(Source code of charts)
::::::::::

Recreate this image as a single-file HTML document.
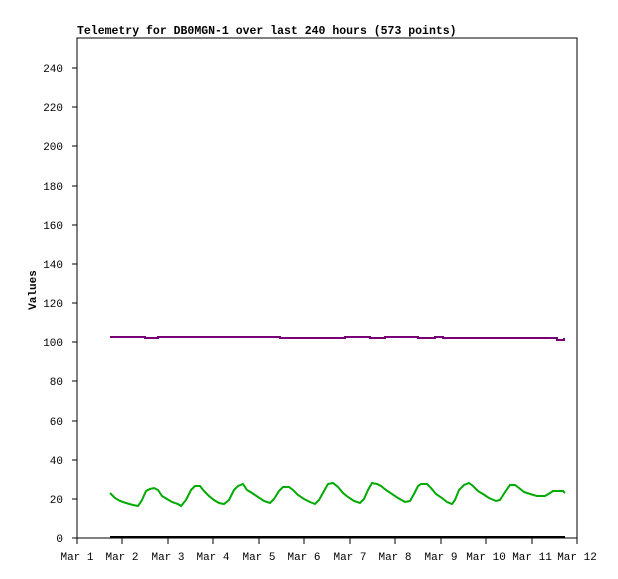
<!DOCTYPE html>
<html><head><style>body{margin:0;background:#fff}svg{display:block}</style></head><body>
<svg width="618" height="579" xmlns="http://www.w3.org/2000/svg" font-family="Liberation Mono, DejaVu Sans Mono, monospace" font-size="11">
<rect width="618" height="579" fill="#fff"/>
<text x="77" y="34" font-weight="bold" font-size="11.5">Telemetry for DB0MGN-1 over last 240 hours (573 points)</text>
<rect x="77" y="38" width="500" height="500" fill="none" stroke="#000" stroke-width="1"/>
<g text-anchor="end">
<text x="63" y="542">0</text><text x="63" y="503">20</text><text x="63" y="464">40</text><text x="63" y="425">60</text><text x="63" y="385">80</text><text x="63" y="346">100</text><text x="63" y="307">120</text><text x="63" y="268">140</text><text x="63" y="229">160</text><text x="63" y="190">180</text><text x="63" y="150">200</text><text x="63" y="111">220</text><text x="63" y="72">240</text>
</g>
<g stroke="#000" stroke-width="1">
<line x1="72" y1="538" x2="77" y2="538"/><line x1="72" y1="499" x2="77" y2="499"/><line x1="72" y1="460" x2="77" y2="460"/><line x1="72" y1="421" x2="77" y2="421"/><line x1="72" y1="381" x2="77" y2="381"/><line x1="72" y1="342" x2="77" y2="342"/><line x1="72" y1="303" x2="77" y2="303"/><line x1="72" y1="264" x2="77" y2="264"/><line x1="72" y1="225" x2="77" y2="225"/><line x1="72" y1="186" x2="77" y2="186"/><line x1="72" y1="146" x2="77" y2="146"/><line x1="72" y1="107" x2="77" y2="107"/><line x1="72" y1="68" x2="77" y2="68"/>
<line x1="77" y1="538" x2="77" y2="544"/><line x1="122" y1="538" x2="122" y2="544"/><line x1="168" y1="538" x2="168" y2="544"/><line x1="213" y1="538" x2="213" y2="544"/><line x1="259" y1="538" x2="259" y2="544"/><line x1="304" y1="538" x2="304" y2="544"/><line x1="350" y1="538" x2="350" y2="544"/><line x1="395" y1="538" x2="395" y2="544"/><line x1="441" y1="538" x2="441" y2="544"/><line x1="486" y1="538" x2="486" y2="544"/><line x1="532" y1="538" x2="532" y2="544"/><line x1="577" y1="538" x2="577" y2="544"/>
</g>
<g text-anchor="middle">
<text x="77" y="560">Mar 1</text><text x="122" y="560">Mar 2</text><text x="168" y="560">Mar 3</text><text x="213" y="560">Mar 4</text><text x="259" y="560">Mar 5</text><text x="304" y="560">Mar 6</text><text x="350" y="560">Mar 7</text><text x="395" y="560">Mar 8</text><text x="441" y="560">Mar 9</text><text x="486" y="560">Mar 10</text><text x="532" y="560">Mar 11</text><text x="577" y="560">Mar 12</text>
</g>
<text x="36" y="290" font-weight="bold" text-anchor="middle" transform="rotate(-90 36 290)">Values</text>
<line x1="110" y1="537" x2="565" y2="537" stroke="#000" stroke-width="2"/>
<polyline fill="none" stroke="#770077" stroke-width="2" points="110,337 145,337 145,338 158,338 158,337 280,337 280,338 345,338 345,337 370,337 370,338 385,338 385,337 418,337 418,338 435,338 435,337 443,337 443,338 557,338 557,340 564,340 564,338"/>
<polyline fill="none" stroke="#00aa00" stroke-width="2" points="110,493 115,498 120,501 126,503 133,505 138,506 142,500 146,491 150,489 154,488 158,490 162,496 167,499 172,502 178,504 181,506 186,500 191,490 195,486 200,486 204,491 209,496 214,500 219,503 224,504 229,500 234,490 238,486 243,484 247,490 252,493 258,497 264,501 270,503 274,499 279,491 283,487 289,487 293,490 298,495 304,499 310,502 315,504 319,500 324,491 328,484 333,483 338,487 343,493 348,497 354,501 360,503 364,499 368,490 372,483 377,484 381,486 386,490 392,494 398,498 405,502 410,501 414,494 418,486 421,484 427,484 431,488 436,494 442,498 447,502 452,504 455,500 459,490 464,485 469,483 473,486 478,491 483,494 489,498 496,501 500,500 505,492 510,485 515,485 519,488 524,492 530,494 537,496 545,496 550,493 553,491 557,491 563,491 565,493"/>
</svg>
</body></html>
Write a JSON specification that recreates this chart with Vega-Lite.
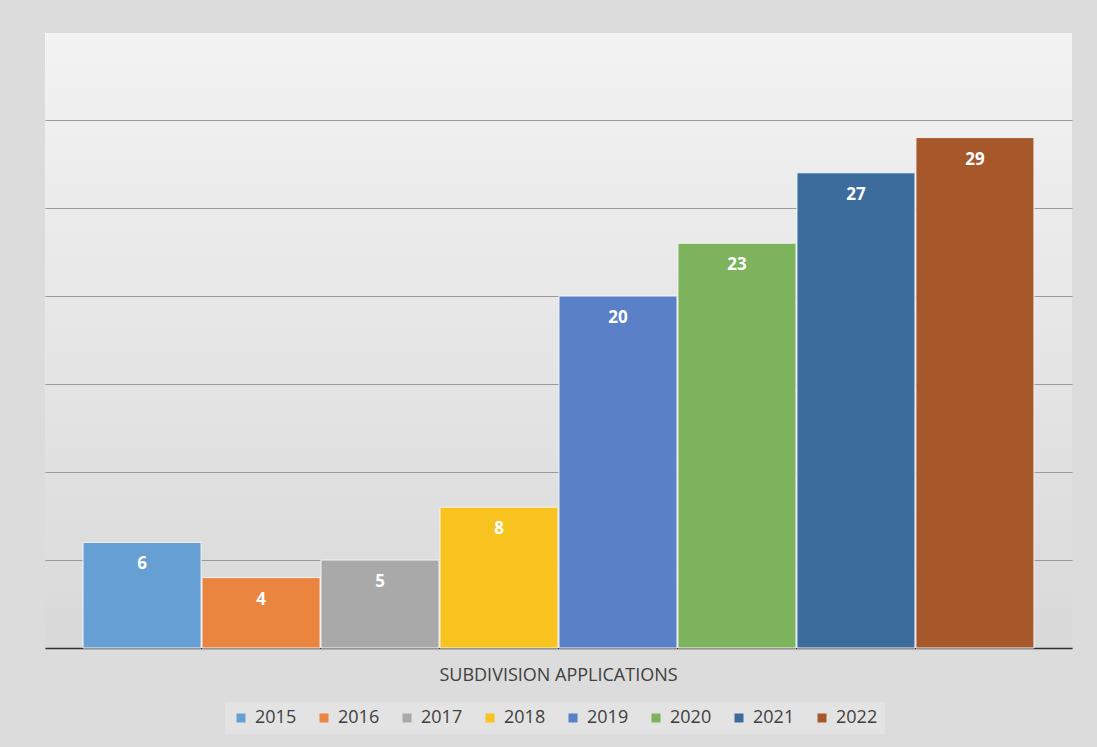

::::::::::

# Aim:
From the listing above, collect each line in which the string "this" appears.

# Task answer:
Recreate this image as a single-file HTML document.
Write a JSON specification that recreates this chart with Vega-Lite.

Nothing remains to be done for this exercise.